Search the data for the word "this". Reproduce every line where it is found.
=== EXERCISE INPUT ===
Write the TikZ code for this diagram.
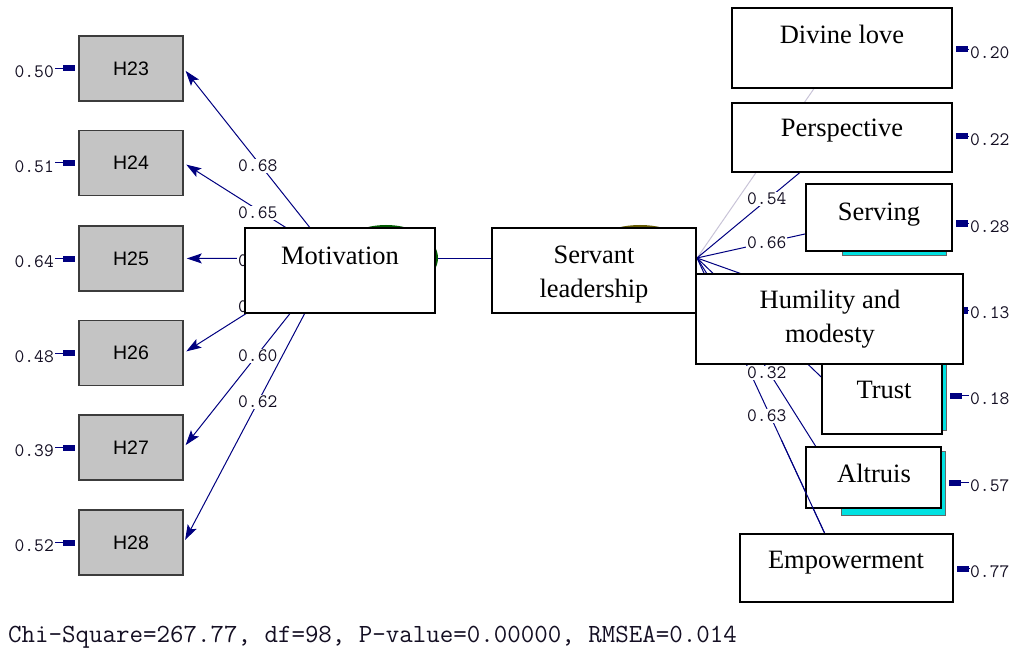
\documentclass[tikz,border=0pt]{standalone}
\usepackage{fontspec}
\setmainfont{Liberation Serif}
\newfontfamily\lsans{Liberation Sans}
\usetikzlibrary{arrows.meta,shapes.geometric}
\definecolor{pathnavy}{RGB}{0,0,128}
\definecolor{obsgray}{RGB}{196,196,196}
\definecolor{obsedge}{RGB}{60,60,60}
\definecolor{lblcol}{RGB}{20,15,35}
\definecolor{greyline}{RGB}{200,195,215}
\definecolor{shadowcyan}{RGB}{0,225,225}
\definecolor{latgreen}{RGB}{0,230,0}
\definecolor{latgreenedge}{RGB}{0,90,0}
\definecolor{latyellow}{RGB}{255,240,0}
\definecolor{latyellowedge}{RGB}{100,90,0}
\begin{document}
\begin{tikzpicture}[x=1pt,y=-1pt,
 obs/.style={draw=obsedge, line width=1.5pt, fill=obsgray, minimum width=104pt, minimum height=65pt, inner sep=0pt, font=\lsans\fontsize{19.5}{19.5}\selectfont},
 wbox/.style={draw=black, line width=2pt, fill=white, inner sep=0pt},
 btext/.style={font=\fontsize{26.5}{34.5}\selectfont, align=center, inner sep=0pt},
 pathl/.style={draw=pathnavy, line width=1pt},
 arr/.style={pathl, arrows={-Stealth[length=15pt,width=10pt,inset=3pt,fill=pathnavy]}, shorten >=3pt},
 lbl/.style={font=\ttfamily\fontsize{19}{19}\selectfont, text=lblcol, inner sep=1pt},
 plbl/.style={lbl, fill=white, anchor=west},
 err/.style={pathl, arrows={-Rectangle[length=12pt,width=6pt,fill=pathnavy]}, shorten >=3pt},
 shadowbox/.style={draw=black!60, line width=1pt, fill=shadowcyan, inner sep=0pt},
 lat/.style={ellipse, inner sep=0pt, line width=2pt}
]
\useasboundingbox (0,0) rectangle (1017,655);

% latent variables (mostly hidden)
\node[lat, fill=latgreen, draw=latgreenedge, minimum width=102pt, minimum height=64pt] (mot) at (386,258) {};
\node[lat, fill=latyellow, draw=latyellowedge, minimum width=112pt, minimum height=64pt] (sl) at (640,258) {};
\draw[pathl] (mot.east) -- (sl.west);

% observed variables (left)
\node[obs] (h23) at (131,68.5) {H23};
\node[obs] (h24) at (131,163) {H24};
\node[obs] (h25) at (131,258.5) {H25};
\node[obs] (h26) at (131,353) {H26};
\node[obs] (h27) at (131,447.5) {H27};
\node[obs] (h28) at (131,542.5) {H28};

\draw[arr] (mot.west) -- (h23.east);
\draw[arr] (mot.west) -- (h24.east);
\draw[arr] (mot.west) -- (h25.east);
\draw[arr] (mot.west) -- (h26.east);
\draw[arr] (mot.west) -- (h27.east);
\draw[arr] (mot.west) -- (h28.east);

\node[plbl] (l23) at (237,166) {0.68};
\node[plbl] (l24) at (237,213) {0.65};
\node[plbl] (l25) at (237,261) {0};
\node[plbl] (l26) at (237,307) {0};
\node[plbl] (l27) at (237,356) {0.60};
\node[plbl] (l28) at (237,402) {0.62};

% error terms (left)
\node[lbl, anchor=east] (e23) at (55,72) {0.50};
\node[lbl, anchor=east] (e24) at (55,166.5) {0.51};
\node[lbl, anchor=east] (e25) at (55,262) {0.64};
\node[lbl, anchor=east] (e26) at (55,356.5) {0.48};
\node[lbl, anchor=east] (e27) at (55,451) {0.39};
\node[lbl, anchor=east] (e28) at (55,546) {0.52};
\foreach \e/\h in {e23/h23,e24/h24,e25/h25,e26/h26,e27/h27,e28/h28}{
  \coordinate (s\e) at ([yshift=3.5pt]\e.east);
  \draw[err] (s\e) -- (s\e -| \h.west);
}

% right-hand paths
\coordinate (divC) at (842,48);
\coordinate (perC) at (842,137.5);
\coordinate (serC) at (879,217.5);
\coordinate (humEnd) at (829,305);
\coordinate (trEnd) at (840,395);
\coordinate (alEnd) at (830,469);
\coordinate (emEnd) at (825,534);
\draw[pathl, draw=greyline] (sl.east) -- (divC);
\draw[pathl] (sl.east) -- (perC);
\draw[pathl] (sl.east) -- (serC);
\draw[pathl] (sl.east) -- (humEnd);
\draw[pathl] (sl.east) -- (trEnd);
\draw[pathl] (sl.east) -- (alEnd);
\draw[pathl] (sl.east) -- (emEnd);

\node[plbl] (r54) at (746,199) {0.54};
\node[plbl] (r66) at (746,243) {0.66};
\node[plbl] (r32) at (746,373) {0.32};

% central boxes
\node[wbox, minimum width=190pt, minimum height=85pt] (motbox) at (340,270.5) {};
\node[btext, anchor=base] (mott) at (340,264) {Motivation};
\node[wbox, minimum width=204pt, minimum height=85pt] (slbox) at (594,270.5) {};
\node[btext] (slt) at (594,274.4) {Servant\\leadership};

% right boxes
\node[wbox, minimum width=220pt, minimum height=80pt] (divine) at (divC) {};
\node[btext, anchor=base] (divinet) at (842,44) {Divine love};
\node[wbox, minimum width=220pt, minimum height=69pt] (persp) at (perC) {};
\node[btext, anchor=base] (perspt) at (842,137) {Perspective};
\node[shadowbox, minimum width=104pt, minimum height=65pt] (servsh) at (894,222.5) {};
\node[wbox, minimum width=146pt, minimum height=67pt] (serving) at (serC) {};
\node[btext, anchor=base] (servingt) at (879,220) {Serving};
\node[shadowbox, minimum width=116pt, minimum height=74pt] (trustsh) at (888,393) {};
\node[wbox, minimum width=120pt, minimum height=84pt] (trust) at (882,392) {};
\node[btext, anchor=base] (trustt) at (884,398) {Trust};
\node[wbox, minimum width=267pt, minimum height=90pt] (hum) at (829.5,319) {};
\node[btext] (humt) at (830,319) {Humility and\\modesty};
\node[shadowbox, minimum width=104pt, minimum height=64pt] (altsh) at (893,483) {};
\node[wbox, minimum width=135pt, minimum height=61pt] (altruis) at (873.5,477.5) {};
\node[btext, anchor=base] (altruist) at (874,482) {Altruis};
\begin{scope}
  \clip (700,440) rectangle (830,534);
  \draw[pathl] (sl.east) -- (emEnd);
\end{scope}
\node[plbl] (r63) at (746,416) {0.63};
\node[wbox, minimum width=213pt, minimum height=68pt] (empow) at (846.5,568) {};
\node[btext, anchor=base] (empowt) at (846,568) {Empowerment};

% error terms (right)
\node[lbl, anchor=west] (f20) at (969,53) {0.20};
\node[lbl, anchor=west] (f22) at (969,140) {0.22};
\node[lbl, anchor=west] (f28) at (969,227) {0.28};
\node[lbl, anchor=west] (f13) at (969,313) {0.13};
\node[lbl, anchor=west] (f18) at (969,399) {0.18};
\node[lbl, anchor=west] (f57) at (969,486) {0.57};
\node[lbl, anchor=west] (f77) at (969,572) {0.77};
\foreach \e/\b in {f20/divine,f22/persp,f28/serving,f18/trustsh,f57/altsh,f77/empow}{
  \coordinate (s\e) at ([yshift=3.5pt]\e.west);
  \draw[err] (s\e) -- (s\e -| \b.east);
}
\coordinate (sf13) at ([yshift=3pt]f13.west);
\draw[pathl, arrows={-Rectangle[length=4pt,width=7pt,fill=pathnavy]}] (sf13) -- (sf13 -| hum.east);

% fit statistics
\node[font=\ttfamily\fontsize{26.2}{27}\selectfont, text=lblcol, anchor=west, inner sep=0pt] (fitstat) at (8,637) {Chi-Square=267.77, df=98, P-value=0.00000, RMSEA=0.014};
\end{tikzpicture}
\end{document}
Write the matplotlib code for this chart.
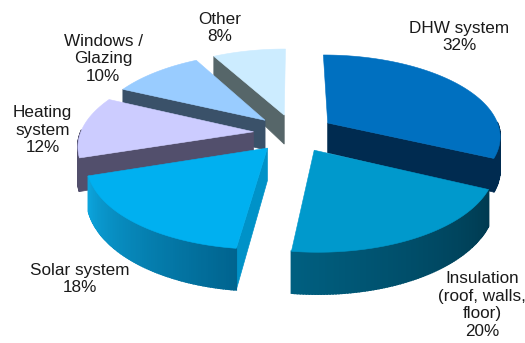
===
• _RESULT_
Write the TikZ code for this diagram.
Write the matplotlib code for this chart.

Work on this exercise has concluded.